Uganda is a poor country, but God bestowed his riches on it this past week: He made its northwest corner the best place in the world from which to watch last Sunday’s solar eclipse, and wealthy tourists spent many thousands of dollars to be there, eat filet mignon, and see the moon briefly covering the entire sun.
My wife and I on Sunday happened to be in Uganda’s capital of Kampala, 200 miles south of the prime-viewing town, Pakwach. We were visiting Uganda Christian University, African Bible University, and several ministries, and eating goat. (No, WORLD News Group is not wealthy enough to have sent two reporters to Uganda to cover an eclipse.) We didn’t quite see a full eclipse with only a thin ring of sunlight, but it was close enough to bring out cries of “amazing” and “wonderful” from the African students who raced onto their soccer field.

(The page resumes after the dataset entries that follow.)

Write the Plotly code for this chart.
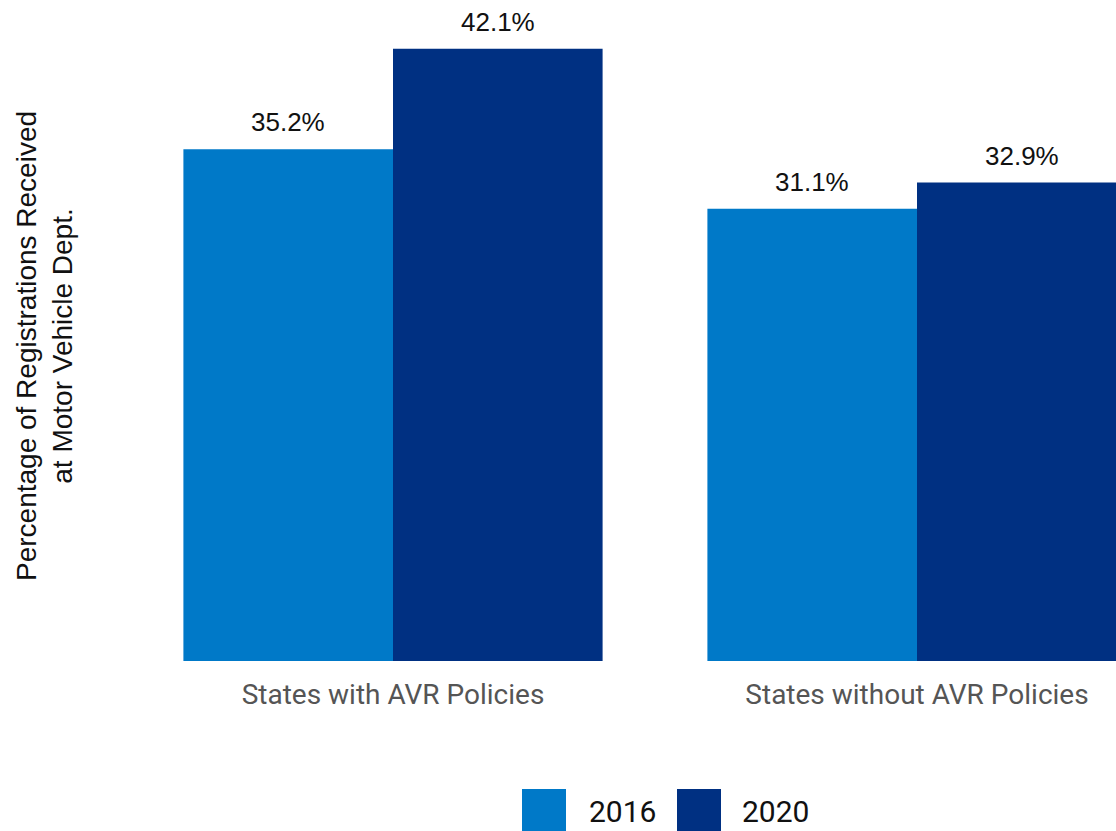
import plotly.graph_objects as go

categories = ["States with AVR Policies", "States without AVR Policies"]
years = ["2016", "2020"]
values_2016 = [35.2, 31.1]
values_2020 = [42.1, 32.9]
colors = {"2016": "#0079C8", "2020": "#003082"}

fig = go.Figure()
for yr, vals in zip(years, [values_2016, values_2020]):
    fig.add_trace(go.Bar(x=categories, y=vals, name=yr, marker_color=colors[yr],
                         marker_line_width=0, showlegend=False))

# value labels
offsets = [-0.2, 0.2]
for off, vals in zip(offsets, [values_2016, values_2020]):
    for i, v in enumerate(vals):
        fig.add_annotation(x=i + off, y=v, xref="x", yref="y", text=f"{v:.1f}%",
                           showarrow=False, yanchor="middle", yshift=27,
                           font=dict(family="Liberation Sans, Arial", size=26, color="#111111"))

# body margin removed via post_script -> figure coords = page coords
W, H = 1116, 831
ml, mr, mt = 131, 0, 10
mb = H - 661
pw, ph = W - ml - mr, H - mt - mb
UNIT = 524.0  # pixels per category
xmax = -0.5 + pw / UNIT
def px(x):
    return (x - ml) / pw
def py(y):
    return (H - mb - y) / ph

legend_items = [("2016", 522, 587), ("2020", 677, 740)]
for yr, sx, tx in legend_items:
    fig.add_shape(type="rect", xref="paper", yref="paper",
                  x0=px(sx), x1=px(sx + 44), y0=py(789), y1=py(835),
                  fillcolor=colors[yr], line_width=0)
    fig.add_annotation(xref="paper", yref="paper", x=px(tx), y=py(811), text=yr,
                       showarrow=False, xanchor="left", yanchor="middle",
                       font=dict(family="Roboto, Liberation Sans", size=30, color="#111111"))

# y axis title as rotated annotation
fig.add_annotation(xref="paper", yref="paper", x=px(44), y=py(346),
                   text="Percentage of Registrations Received<br>at Motor Vehicle Dept.",
                   textangle=-90, showarrow=False, xanchor="center", yanchor="middle",
                   font=dict(family="Liberation Sans, Arial", size=28, color="#111111"))

fig.update_layout(
    width=W, height=H,
    margin=dict(l=ml, r=mr, t=mt, b=mb),
    barmode="group", bargap=0.2, bargroupgap=0,
    plot_bgcolor="white", paper_bgcolor="white",
    xaxis=dict(range=[-0.5, xmax], showgrid=False, showline=False, zeroline=False,
               ticks="", tickfont=dict(family="Roboto, Liberation Sans", size=28, color="#555555"),
               ticklabelstandoff=14),
    yaxis=dict(range=[0, 44.77], showticklabels=False, showgrid=False, zeroline=False,
               showline=False, ticks=""),
)

fig.write_html("out.html", config={"displayModeBar": False},
               post_script="document.body.style.margin='0';document.body.style.overflow='hidden';")
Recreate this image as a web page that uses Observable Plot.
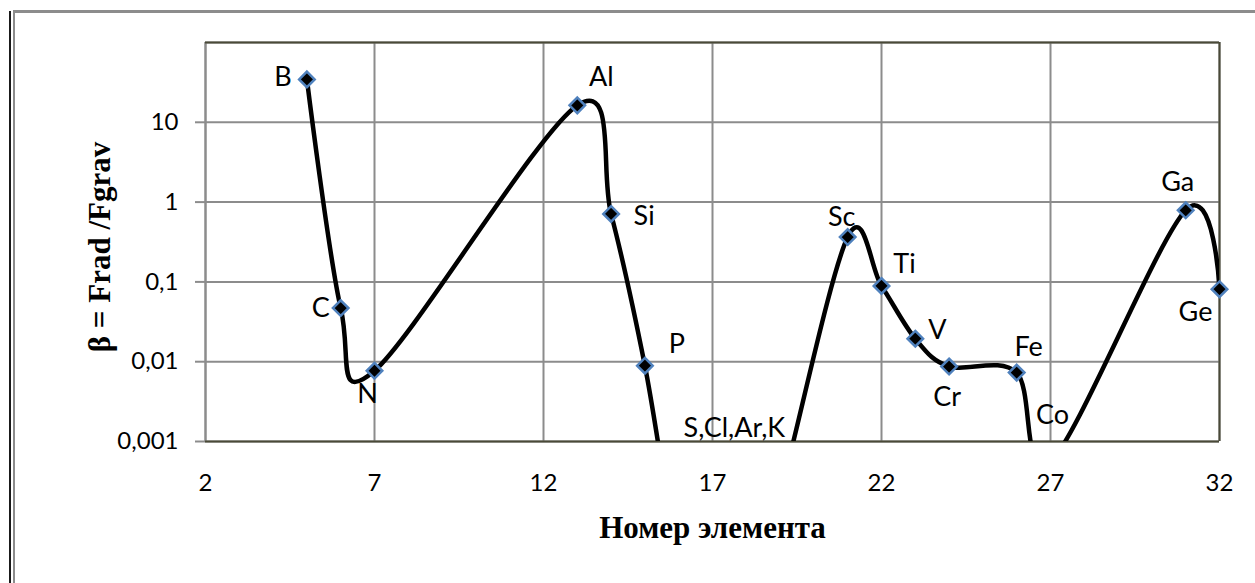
<!DOCTYPE html>
<html>
<head>
<meta charset="utf-8">
<script src="https://cdn.jsdelivr.net/npm/d3@7"></script>
<script src="https://cdn.jsdelivr.net/npm/@observablehq/plot@0.6"></script>
<style>
  body { margin: 0; background: #fff; }
  #wrap { position: relative; width: 1255px; height: 583px; overflow: hidden; background: #fff; }
  #wrap svg { position: absolute; left: 0; top: 0; }
  .edge { position: absolute; }
</style>
</head>
<body>
<div id="wrap">
  <div class="edge" style="left:9px;top:11px;width:2px;height:580px;background:#1a1a1a"></div>
  <div class="edge" style="left:13px;top:11px;width:2px;height:580px;background:#8c8c8c"></div>
  <div class="edge" style="left:13px;top:10px;width:1250px;height:3px;background:#8c8c8c"></div>
</div>
<script>
// ---- data ----
const elements = ["B","C","N","Al","Si","P","S","Cl","Ar","K","Sc","Ti","V","Cr","Fe","Co","Ga","Ge"];
const atomicNumbers = [5,6,7,13,14,15,16,17,18,19,21,22,23,24,26,27,31,32];
const beta = [34.5,0.047,0.0077,16.3,0.71,0.0089,4e-5,1e-5,1e-5,2.2e-4,0.365,0.089,0.0194,0.0087,0.0073,5.5e-4,0.79,0.081];
const xTicks = [2,7,12,17,22,27,32];
const yTicks = [0.001,0.01,0.1,1,10];
const yGrid = [0.001,0.01,0.1,1,10,100];
const belowGroups = [["S","Cl","Ar","K"],["Co"]];
const xTitle = "Номер элемента";
const yTitle = "β = Frad /Fgrav";

// ---- styling (label offsets in px) ----
const labelOffsets = {B:[-24,-2],C:[-20,0],N:[-7,24],Al:[24,-28],Si:[33,2],P:[32,-21],
  Sc:[-6,-20],Ti:[23,-22],V:[22,-8],Cr:[-2,31],Fe:[12,-25],Ga:[-8,-28],Ge:[-24,23]};
const groupOffsets = [[5,-13],[2,-26]];

const data = elements.map((e,i)=>({el:e, z:atomicNumbers[i], b:beta[i]}));
const yMin = yGrid[0];
const fontLabel = "Lato, 'Open Sans', sans-serif";
const serif = "'Liberation Serif', 'Times New Roman', serif";

const labelMarks = data.filter(d=>labelOffsets[d.el]).map(d =>
  Plot.text([d], {x:"z", y:"b", text:"el", dx:labelOffsets[d.el][0], dy:labelOffsets[d.el][1],
    fontSize:27, fontFamily:fontLabel, fill:"#000"}));

const groupMarks = belowGroups.map((g,i) => {
  const zs = data.filter(d=>g.includes(d.el)).map(d=>d.z);
  return Plot.text([{z:d3.mean(zs), b:yMin, t:g.join(",")}], {x:"z", y:"b", text:"t",
    dx:groupOffsets[i][0], dy:groupOffsets[i][1], fontSize:27, fontFamily:fontLabel, fill:"#000"});
});

const chart = Plot.plot({
  width:1255, height:583,
  marginLeft:205, marginRight:36, marginTop:42, marginBottom:142,
  style:{background:"transparent", fontFamily:fontLabel},
  x:{domain:[2,32], label:null},
  y:{type:"log", domain:[0.001,100], label:null},
  marks:[
    Plot.gridX(xTicks, {stroke:"#8c8c8c", strokeOpacity:1, strokeWidth:2}),
    Plot.gridY(yGrid, {stroke:"#8c8c8c", strokeOpacity:1, strokeWidth:2}),
    Plot.ruleX([xTicks[0]], {stroke:"#8c8c8c", strokeWidth:2}),
    Plot.ruleX([xTicks[xTicks.length-1]], {stroke:"#4a4a38", strokeWidth:2}),
    Plot.ruleY([yGrid[0]], {stroke:"#4a4a38", strokeWidth:2}),
    Plot.ruleY([yGrid[yGrid.length-1]], {stroke:"#4a4a38", strokeWidth:2}),
    Plot.axisY(yTicks, {tickSize:10, tickPadding:17, stroke:"#8c8c8c", strokeWidth:2,
      tickFormat:d=>String(d).replace(".",","), fontSize:24, fill:"#000", label:null}),
    Plot.axisX(xTicks, {tickSize:0, tickPadding:32, fontSize:24, fill:"#000", label:null}),
    Plot.line(data, {x:"z", y:"b", curve:"cardinal", stroke:"#000", strokeWidth:4.5, clip:true}),
    Plot.dot(data, {filter:d=>d.b >= yMin, x:"z", y:"b", symbol:"diamond2", r:7, fill:"#000", stroke:"#4f81bd", strokeWidth:2.5}),
    ...labelMarks,
    ...groupMarks,
    Plot.text([xTitle], {frameAnchor:"bottom", dy:87, lineAnchor:"middle", textAnchor:"middle",
      fontSize:31, fontWeight:"bold", fontFamily:serif, fill:"#000"}),
    Plot.text([yTitle], {frameAnchor:"left", dx:-105, dy:5, rotate:-90, lineAnchor:"middle", textAnchor:"middle",
      fontSize:31, fontWeight:"bold", fontFamily:serif, fill:"#000"})
  ]
});
document.getElementById("wrap").prepend(chart);
</script>
</body>
</html>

Those students believe in God and are studying His ways, but anyone who doesn’t believe in God has to believe in coincidence. The sun is 400 times the size of the moon, and the sun is also 400 times farther away from Earth than the moon is. That’s why we can have total eclipses, with the moon fully blocking the sun. Without that amazing 400/400 connection, the greatest show on Earth would be a dud.
One dictionary definition of coincidence is “a remarkable concurrence of events or circumstances without apparent causal connection.” Another is “a situation in which events happen at the same time in a way that is not planned or expected.” It takes strong faith for a person with 20/20 reasoning ability to think that Creation has no causal connection with 400/400, and that no One planned the amazing result.
And here are two other gifts from God, one for scientists and one for marine life. First, during a full eclipse the sun’s corona shines so brightly that scientists can seize the opportunity to measure its light spectrum and thus learn what’s burning inside the sun. Second, the moon at its size and its distance from the Earth is crucial to the existence of life in our oceans: The moon (along with the sun’s gravity) brings about daily tides that mix ocean waters and make possible complex existence even far down.